Remand for resentencing after district court erred in determining drug quantity; prior OK convictions were overbroad and not ACCA predicates
US v. Williams, --- F.4th ----, 2022 WL 4102823 (10th Cir. Sept. 8, 2022): The defendant wins on two sentencing arguments. Remanded for resentencing.
Defendant pled guilty to one count of possession with intent to distribute methamphetamine and one count of being a felon in possession of a firearm. On appeal, he contended that 1) the district court clearly erred in calculating the drug quantity and the error was not harmless and 2) he was not ACCA-eligible because his prior Oklahoma convictions for distributing a controlled dangerous substance were not serious drug offenses under ACCA. The Tenth Circuit agreed.
Background: San Bernardino, CA, is a “known source area of controlled substances” and when Mr. Williams in Oklahoma City received some packages from San Berdo and the sender/recipient names were not associated with the listed addresses, well, that was suspicious. After a couple of deliveries, Mr. Williams’ residence was searched and they found one package, one empty package, two scales, a heat sealer, a surveillance system, and a loaded revolver. (Side thought: given the ubiquity of Ring and similar systems, is having a surveillance system really suspicious?)
Back to the story: The PSR calculated Mr. Williams’ drug quantity based on the seized package of methamphetamine actually found in the house, plus three more, estimating that those packages also contained meth. It declined to include 7 other packages allegedly sent to Williams. The government conceded that, at sentencing, it did not put on any evidence regarding those three packages, but it introduced evidence about 8 allegedly similar packages delivered from San Bernardino and a ninth package sent from Loma Linda, CA. Over Mr. Williams’ objection, the district court held him responsible for the quantity calculated in the PSR, resulting in a higher base offense level.
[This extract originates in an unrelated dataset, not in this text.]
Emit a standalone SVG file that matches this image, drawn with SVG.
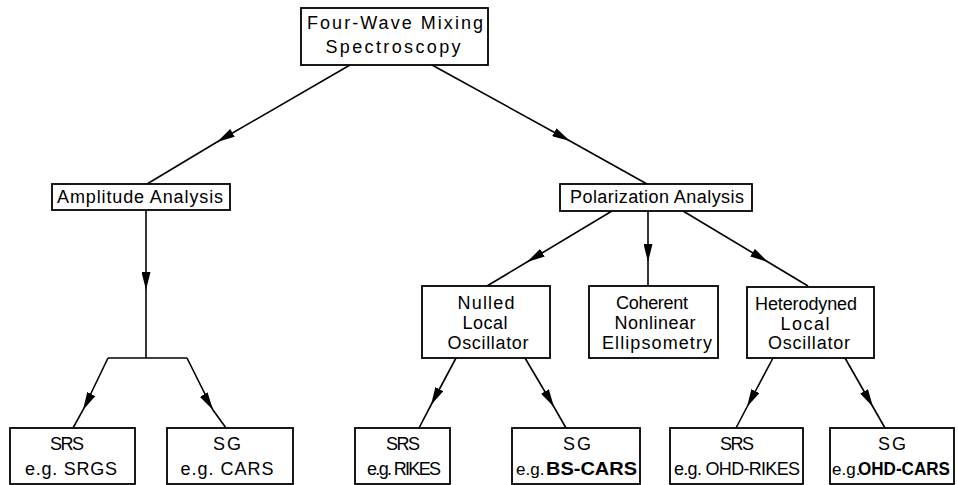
<svg xmlns="http://www.w3.org/2000/svg" width="958" height="485" viewBox="0 0 958 485">
<style>
.box{fill:#fff;stroke:#000;stroke-width:1.8}
.t{font-family:"Liberation Sans",Arial,sans-serif;font-size:18px;fill:#000;text-anchor:middle}
.b{font-family:"Liberation Sans",Arial,sans-serif;font-size:18px;font-weight:bold;fill:#000}
.s{font-family:"Liberation Sans",Arial,sans-serif;font-size:17px;fill:#000}
.c{fill:none;stroke:#000;stroke-width:1.6}
</style>
<defs>
<marker id="ah" viewBox="0 0 18 9" refX="18" refY="4.5" markerWidth="18" markerHeight="9" markerUnits="userSpaceOnUse" orient="auto">
<path d="M0,0 L18,4.5 L0,9 z" fill="#000"/>
</marker>
</defs>
<rect width="958" height="485" fill="#fff"/>
<g id="connectors">
<path class="c" marker-mid="url(#ah)" d="M350,65 L217,142 L147,184"/>
<path class="c" marker-mid="url(#ah)" d="M432,65 L570,141 L647,184"/>
<path class="c" marker-mid="url(#ah)" d="M146,210 L146,290 L146,358"/>
<path class="c" d="M108,358 L187,358"/>
<path class="c" marker-mid="url(#ah)" d="M108,358 L83,410 L73,428"/>
<path class="c" marker-mid="url(#ah)" d="M187,358 L213,410 L226,428"/>
<path class="c" marker-mid="url(#ah)" d="M612,211 L527,262 L487,286"/>
<path class="c" marker-mid="url(#ah)" d="M648,211 L648,262 L648,286"/>
<path class="c" marker-mid="url(#ah)" d="M683,211 L768,262 L808,286"/>
<path class="c" marker-mid="url(#ah)" d="M456,358 L431,405 L419,428"/>
<path class="c" marker-mid="url(#ah)" d="M525,358 L554,407 L566,428"/>
<path class="c" marker-mid="url(#ah)" d="M773,358 L747,407 L736,428"/>
<path class="c" marker-mid="url(#ah)" d="M845,358 L873,407 L885,428"/>
</g>
<g id="root">
<rect class="box" x="301" y="8" width="187" height="57"/>
<text class="t" x="395" y="29" textLength="176" lengthAdjust="spacing">Four-Wave Mixing</text>
<text class="t" x="393" y="53" textLength="135" lengthAdjust="spacing">Spectroscopy</text>
</g>
<g id="amplitude">
<rect class="box" x="52" y="184" width="178" height="26"/>
<text class="t" x="140" y="203" textLength="166" lengthAdjust="spacing">Amplitude Analysis</text>
</g>
<g id="polarization">
<rect class="box" x="560" y="184" width="192" height="27"/>
<text class="t" x="657" y="203" textLength="174" lengthAdjust="spacing">Polarization Analysis</text>
</g>
<g id="nulled">
<rect class="box" x="422" y="286" width="128" height="72"/>
<text class="t" x="486" y="309" textLength="57" lengthAdjust="spacing">Nulled</text>
<text class="t" x="485" y="329" textLength="45" lengthAdjust="spacing">Local</text>
<text class="t" x="488" y="349" textLength="81" lengthAdjust="spacing">Oscillator</text>
</g>
<g id="coherent">
<rect class="box" x="589" y="286" width="129" height="72"/>
<text class="t" x="652" y="309" textLength="72" lengthAdjust="spacing">Coherent</text>
<text class="t" x="655" y="329" textLength="81" lengthAdjust="spacing">Nonlinear</text>
<text class="t" x="657" y="349" textLength="110" lengthAdjust="spacing">Ellipsometry</text>
</g>
<g id="heterodyned">
<rect class="box" x="747" y="287" width="127" height="71"/>
<text class="t" x="806" y="310" textLength="102" lengthAdjust="spacing">Heterodyned</text>
<text class="t" x="805" y="330" textLength="49" lengthAdjust="spacing">Local</text>
<text class="t" x="809" y="349" textLength="82" lengthAdjust="spacing">Oscillator</text>
</g>
<g id="srs-srgs">
<rect class="box" x="10" y="428" width="125" height="56"/>
<text class="t" x="67" y="450" textLength="34" lengthAdjust="spacing">SRS</text>
<text class="t" x="71" y="475" textLength="92" lengthAdjust="spacing">e.g. SRGS</text>
</g>
<g id="sg-cars">
<rect class="box" x="167" y="428" width="126" height="56"/>
<text class="t" x="227" y="450" textLength="28" lengthAdjust="spacing">SG</text>
<text class="t" x="227" y="475" textLength="93" lengthAdjust="spacing">e.g. CARS</text>
</g>
<g id="srs-rikes">
<rect class="box" x="355" y="428" width="95" height="56"/>
<text class="t" x="403" y="450" textLength="34" lengthAdjust="spacing">SRS</text>
<text class="t" x="404" y="475" textLength="74" lengthAdjust="spacing">e.g. RIKES</text>
</g>
<g id="sg-bscars">
<rect class="box" x="512" y="428" width="128" height="56"/>
<text class="t" x="577" y="450" textLength="28" lengthAdjust="spacing">SG</text>
<text class="s" x="516" y="475">e.g.</text>
<text class="b" x="546" y="475" textLength="91" lengthAdjust="spacingAndGlyphs">BS-CARS</text>
</g>
<g id="srs-ohdrikes">
<rect class="box" x="670" y="428" width="133" height="56"/>
<text class="t" x="737" y="450" textLength="34" lengthAdjust="spacing">SRS</text>
<text class="t" x="737" y="475" textLength="126" lengthAdjust="spacing">e.g. OHD-RIKES</text>
</g>
<g id="sg-ohdcars">
<rect class="box" x="830" y="428" width="124" height="56"/>
<text class="t" x="892" y="450" textLength="28" lengthAdjust="spacing">SG</text>
<text class="s" x="832" y="475">e.g.</text>
<text class="b" x="858" y="475" textLength="92" lengthAdjust="spacingAndGlyphs">OHD-CARS</text>
</g>
</svg>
Mr. Williams also objected to the ACCA determination, contending that his prior Oklahoma convictions were overbroad because they applied to hemp, which is not a federally controlled substance. The district court declined to consider the ACCA objection because it made no different to Mr. Williams’ guideline range.
The district court decided Mr. Williams’ total offense level was 38 and his criminal history category was VI, resulting in a guideline range of 360 months to life. The court granted a downward variance and imposed concurrent sentences of 284 months on each count.
Holdings: The Tenth Circuit held that the district court should not have relied on the three contested packages sent to his residence concerning which the government presented no evidence. The government contended that the evidence presented on the other packages was sufficient, but the Court declined to speculate on the sufficiency of this evidence and found that the government had failed to show harmless error, especially since the PSR had not included these packages in its calculations. It remanded for further findings on drug quantity.
In a clearer victory, the Tenth Circuit agreed that Mr. Williams’ convictions from 1996, 1997 and 2003 were not ACCA predicates because the Oklahoma statute at that time covered hemp and hemp is not presently a controlled substance under federal law. “[W]e hold a defendant’s prior state conviction is not categorically a ‘serious drug offense’ under the ACCA if the prior offense included substances not federally controlled at the time of the instant federal offense.”